Rechte Anschlagsserie in Neukölln: Der Staatsschutz ermittelt

Erneut wird Neukölln von einer offenbar rechtsmotivierten Serie von Angriffen heimgesucht. Auch Privatadressen Linker sind Ziele.

U-Bahn-Schild Rathaus Neukölln

Immer wieder für rechte Umtriebe bekannt: Neukölln Foto: dpa

„Nazi-Graffiti und kaputte Fenster“ war im Dezember 2009 ein Artikel in der taz über rechte Angriffe in Nord-Neukölln überschrieben. Mehreren linken Läden wie der Galerie Olga Benario waren die Scheiben eingeworfen worden, an anderen fanden sich großflächige Schmierereien. Schon mehrere Wochen ging das so; und es sollte noch Monate weitergehen. Die betroffenen Läden fanden sich auf einer Liste, die Neonazis zuvor im Netz veröffentlicht hatten.

Sieben Jahre später fast das gleiche Bild. Seit Mitte Dezember reißt die Serie nächtlicher Übergriffe nicht ab – und wieder verweisen Experten auf eine Liste, die im Sommer von Neuköllner Nazis veröffentlicht wurde. Die jüngsten Anschläge in der Nacht auf Dienstag galten allerdings nicht linken Institutionen und Geschäften, sondern Privatwohnungen. An sechs Neuköllnern und einem Kreuzberger Haus fanden sich rote Schriftzüge, stets nach dem gleichen Muster. Nach dem Namen des Bewohners stand die Beleidigung „Rote Sau“ oder „Drecksau“.

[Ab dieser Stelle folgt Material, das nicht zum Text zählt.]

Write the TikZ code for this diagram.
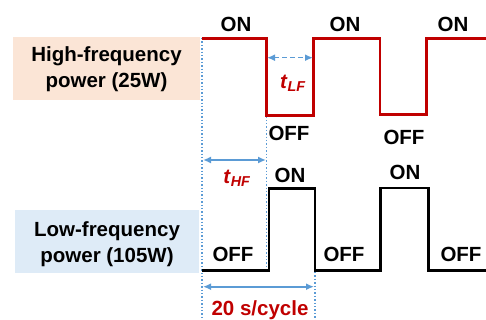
\documentclass[tikz,border=0pt]{standalone}
\usepackage{fontspec}
\setmainfont{Liberation Sans}
\usetikzlibrary{arrows.meta}
\definecolor{redw}{HTML}{C00000}
\definecolor{bluea}{HTML}{5B9BD5}
\definecolor{peach}{HTML}{FBE5D6}
\definecolor{lblue}{HTML}{DEEBF7}
\tikzset{
  lbl/.style={font=\fontsize{20.5}{24}\selectfont\bfseries, inner sep=0pt},
  rlbl/.style={lbl, text=redw},
  boxlbl/.style={font=\fontsize{20.5}{26}\selectfont\bfseries, align=center, inner sep=0pt},
  guide/.style={bluea, line width=1.4pt, dotted},
  dim/.style={bluea, line width=1.6pt, {Latex[length=8pt,width=7pt]}-{Latex[length=8pt,width=7pt]}},
  hwave/.style={redw, line width=2.2pt},
  lwave/.style={black, line width=2.2pt},
}
\begin{document}
\begin{tikzpicture}[x=1pt,y=-1pt]
\useasboundingbox (0,0) rectangle (486,320);
% boxes
\fill[peach] (13,37) rectangle (200,100);
\fill[lblue] (15,210) rectangle (199,273);
\node[boxlbl] (hf) at (106.5,69) {High-frequency\\power (25W)};
\node[boxlbl] (lf) at (107,244) {Low-frequency\\power (105W)};
% guides
\coordinate (g1t) at (202,38);
\coordinate (g1b) at (202,320);
\coordinate (g2t) at (266.5,38);
\coordinate (g2b) at (266.5,270);
\coordinate (g3t) at (315,272);
\coordinate (g3b) at (315,320);
\draw[guide] (g1t) -- (g1b);
\draw[guide] (g2t) -- (g2b);
\draw[guide] (g3t) -- (g3b);
% waveforms
\draw[hwave] (202,38.5) -- (266.5,38.5) -- (266.5,115.5) -- (313.5,115.5) -- (313.5,38.5) -- (380,38.5) -- (380,114.5) -- (426.5,114.5) -- (426.5,38.5) -- (486,38.5);
\draw[lwave] (202,270.5) -- (269,270.5) -- (269,188.5) -- (315,188.5) -- (315,270.5) -- (380.5,270.5) -- (380.5,188) -- (428.5,188) -- (428.5,270.5) -- (486,270.5);
% dimension arrows
\coordinate (a1) at (267,57.7);
\coordinate (a2) at (313,57.7);
\draw[dim, dash pattern=on 5pt off 3pt] (a1) -- (a2);
\coordinate (b1) at (203,160);
\coordinate (b2) at (266,160);
\draw[dim] (b1) -- (b2);
\coordinate (c1) at (203,286.7);
\coordinate (c2) at (314,286.7);
\draw[dim] (c1) -- (c2);
% labels
\node[lbl] (on1) at (236,24) {ON};
\node[lbl] (on2) at (345,24) {ON};
\node[lbl] (on3) at (453,24) {ON};
\node[lbl] (off1) at (289,133.5) {OFF};
\node[lbl] (off2) at (404,137) {OFF};
\node[lbl] (on4) at (290,175) {ON};
\node[lbl] (on5) at (405,172) {ON};
\node[lbl] (off3) at (233,254) {OFF};
\node[lbl] (off4) at (344,254) {OFF};
\node[lbl] (off5) at (461,254) {OFF};
\node[rlbl] (tlf) at (293,83) {\textit{t}\textsubscript{\textit{LF}}};
\node[rlbl] (thf) at (237,178) {\textit{t}\textsubscript{\textit{HF}}};
\node[rlbl] (cyc) at (260,310) {20 s/cycle};
\end{tikzpicture}
\end{document}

Matthias Müller von der Mobilen Beratung gegen Rechtsextremismus (MBR) sagt: „Was die Betroffenen verbindet, ist ihre antifaschistische Gesinnung.“ Viele fragen sich allerdings, warum gerade sie, gerade jetzt in den Fokus rücken. Zufällig traf es sie jedenfalls nicht, davon ist Müller überzeugt. „Es muss irgendeine Form von Liste geben.“

Öffentlich bekannt ist nur eine aktualisierte Sammlung linker Läden, sie wurde im Sommer von den „Freie Kräfte Berlin Neukölln“ auf Facebook veröffentlicht und von der NPD Neukölln weiter verbreitet. Inzwischen sind die Einträge gelöscht.

Darauf befindet sich etwa das Café K-Fetisch in der Wildenbruchstraße, auf das am Morgen des 13. Dezember ein Brandanschlag verübt wurde. Die Täter hatten die Jalousie aufgehebelt und einen Brandsatz auf das Fensterbrett gelegt. Die Flamme erlosch, obwohl das Fenster bereits gesprungen war – viel Glück für die Bewohner in den Wohnungen darüber.

In derselben Nacht wurden die Scheiben eines Buchladens zerstört, in dem zuvor eine Veranstaltung gegen die AfD stattgefunden hatte, ein Plakat auf dem Gelände der Evangelischen Kirchengemeinde in Rudow, das sich gegen Fremdenfeindlichkeit und Antisemitismus aussprach, zerstört sowie Steine und mit Farbe gefüllte Gläser in zwei Privatwohnungen geworfen.

In der Nacht zum Heiligabend traf es dann den bekannten Antifaschisten Tim H., der zurzeit mal wieder vor einem Dresdner Gericht steht, weil er 2011 bei der Blockade eines Nazi-Aufmarsches andere Gegendemonstranten zu einem Durchbruch einer Polizeikette animiert haben soll. H. brachte gerade mit seiner Frau seine beiden kleinen Kinder ins Bett, als die Scheiben splitterten.

Matthias Müller, MBR

„Was die Betroffenen verbindet, ist ihre antifaschistische Gesinnung“

13 Attacken innerhalb von zwei Wochen zeugen von einer massiven Angriffswelle, die es so seit den Jahren 2009 bis 2011 nicht mehr gegeben hat. Die Täter treiben ihr Unwesen in einem Viertel, das nicht eben als Homezone für Neonazis bekannt ist. Die MBR vermutet dahinter dasselbe Netzwerk, das schon vor Jahren die Gegnerlisten erstellt hatte, damals noch unter dem Label „Nationaler Widerstand Berlin“.

Kein Fahndungserfolg

Der polizeiliche Staatsschutz hat die Ermittlungen übernommen, teilte die Pressestelle der Polizei auf taz-Anfrage mit. Es werde von einer politisch rechten Motivation hinter den Anschlägen ausgegangen, auch entsprechende „Antifa-Listen“ aus dem Internet untersucht. Ein Fahndungserfolg gelang der Polizei aber weder damals noch bisher.